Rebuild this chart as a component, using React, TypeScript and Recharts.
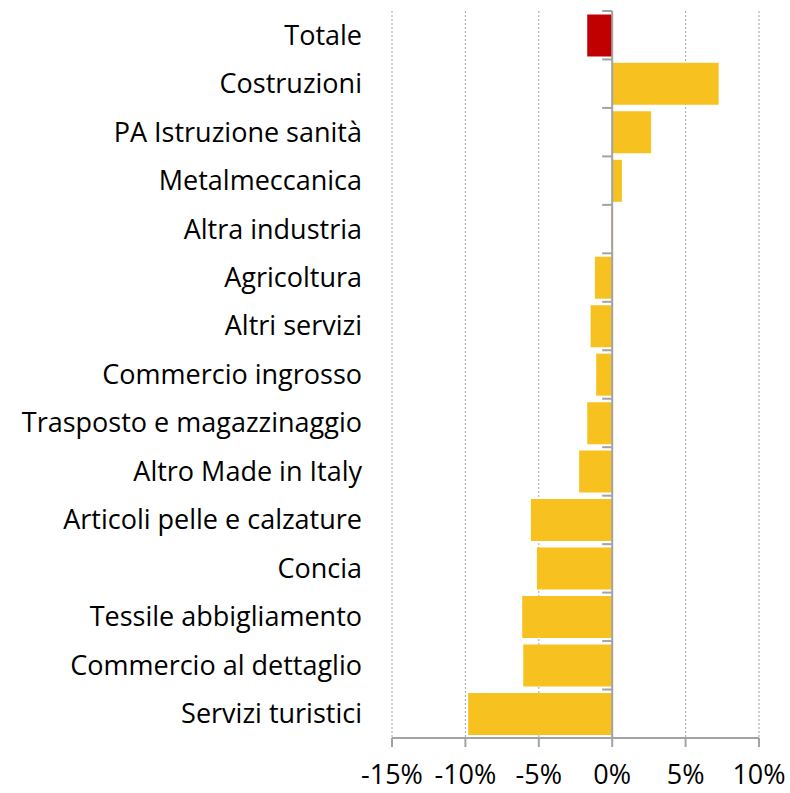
import { BarChart, Bar, XAxis, YAxis, CartesianGrid, ReferenceLine, Cell } from "recharts";

// Variazione % per settore, barre orizzontali

const categories = [
  "Totale",
  "Costruzioni",
  "PA Istruzione sanità",
  "Metalmeccanica",
  "Altra industria",
  "Agricoltura",
  "Altri servizi",
  "Commercio ingrosso",
  "Trasposto e magazzinaggio",
  "Altro Made in Italy",
  "Articoli pelle e calzature",
  "Concia",
  "Tessile abbigliamento",
  "Commercio al dettaglio",
  "Servizi turistici",
];

const values = [-1.7, 7.25, 2.65, 0.66, -0.08, -1.18, -1.47, -1.09, -1.7, -2.25, -5.54, -5.13, -6.13, -6.06, -9.81];

const xTicks = [-15, -10, -5, 0, 5, 10];

const data = categories.map((name, i) => ({ name, value: values[i] }));

const W = 790;
const H = 793;
const M = { top: 11, right: 31, left: 0, bottom: 0 };
const Y_W = 392;
const X_H = 55;
const FONT = "'Open Sans', Lato, sans-serif";
const GRAY = "#a3a3a3";

// posizione dello zero sull'asse x (per i trattini dell'asse categorie)
const plotW = W - M.left - M.right - Y_W;
const zeroX = Y_W + (plotW * (0 - xTicks[0])) / (xTicks[xTicks.length - 1] - xTicks[0]);
const band = (H - M.top - M.bottom - X_H) / categories.length;

const CatTick = (props: any) => {
  const { y, payload, index } = props;
  return (
    <g>
      <text x={362} y={y} dy="0.35em" textAnchor="end" fontSize={27} fontFamily={FONT} fill="#000">
        {payload.value}
      </text>
      <line x1={zeroX - 10} x2={zeroX} y1={y - band / 2} y2={y - band / 2} stroke={GRAY} strokeWidth={2} />
      {index === categories.length - 1 && (
        <line x1={zeroX - 10} x2={zeroX} y1={y + band / 2} y2={y + band / 2} stroke={GRAY} strokeWidth={2} />
      )}
    </g>
  );
};

export default function App() {
  return (
    <div style={{ position: "absolute", left: 0, top: 0, background: "#fff" }}>
      <BarChart width={W} height={H} data={data} layout="vertical" margin={M} barCategoryGap="7%">
        <CartesianGrid horizontal={false} vertical stroke={GRAY} strokeDasharray="2 2" />
        <XAxis
          type="number"
          domain={[xTicks[0], xTicks[xTicks.length - 1]]}
          ticks={xTicks}
          interval={0}
          height={X_H}
          tickFormatter={(v) => `${v}%`}
          axisLine={{ stroke: GRAY, strokeWidth: 2 }}
          tickLine={{ stroke: GRAY, strokeWidth: 2 }}
          tickSize={9}
          tickMargin={18}
          tick={{ fontSize: 27, fontFamily: FONT, fill: "#000" }}
        />
        <YAxis
          type="category"
          dataKey="name"
          width={Y_W}
          axisLine={false}
          tickLine={false}
          interval={0}
          tick={<CatTick />}
        />
        <ReferenceLine x={0} stroke={GRAY} strokeWidth={2} />
        <Bar dataKey="value" isAnimationActive={false}>
          {data.map((d, i) => (
            <Cell key={d.name} fill={i === 0 ? "#c00000" : "#f7c120"} />
          ))}
        </Bar>
      </BarChart>
    </div>
  );
}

________________

**Exercise aim:** Go from the first line of the listing to the line holding "settore, barre orizzontali" and, please, transcribe those lines exactly, both included, with no pictures.

**Written solution:**
Rebuild this chart as a component, using React, TypeScript and Recharts.
import { BarChart, Bar, XAxis, YAxis, CartesianGrid, ReferenceLine, Cell } from "recharts";

// Variazione % per settore, barre orizzontali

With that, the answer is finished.